National Labor Relations Board ("NLRB") Acting General Counsel Lafe E. Solomon recently issued a second report reviewing fourteen NLRB decisions involving employee use of social media and online communications. The report supplements a prior report issued last year by the NLRB. A summary of the prior NLRB report can be found here.

In the summarized decisions, the NLRB continued its practice of distinguishing between employees who use social media to engage in concerted activity such as discussing terms and conditions of employment and employees who use social media to simply express personal gripes or rants about their employers. Employees in the former group were found to be protected by the National Labor Relations Act ("NLRA"), whereas employees in the latter group were not protected by the statute.
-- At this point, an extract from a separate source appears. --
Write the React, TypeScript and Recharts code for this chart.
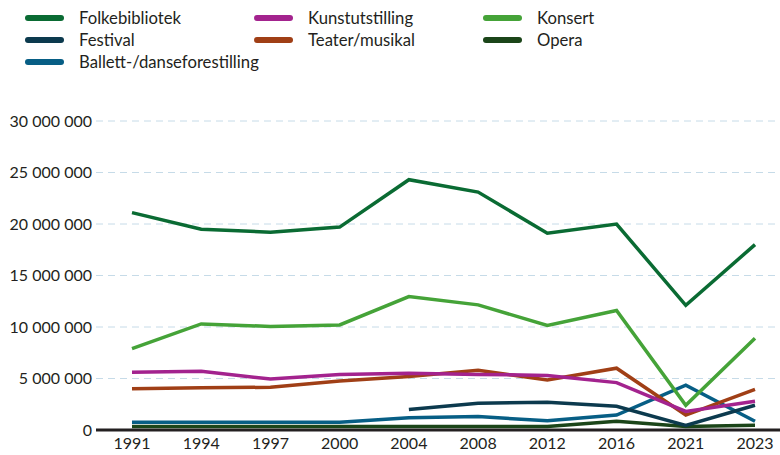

The NLRB report also provides guidance for employers drafting social media policies. In one decision cited in the report, the NLRB rejected as overbroad a social media policy that barred "defamatory" or "disparaging" online postings about an employer or its employees. The NLRB explained that such "defamatory" postings could include statutorily protected criticism of the employer's labor policy or treatment of its employees. By contrast, the NLRB upheld a policy that barred postings containing statements that were slanderous, threatening, or harassing in violation of the employer's workplace policies against harassment and discrimination.

In light of these decisions, employers should look carefully at their social networking and disciplinary policies to ensure compliance with the NLRA.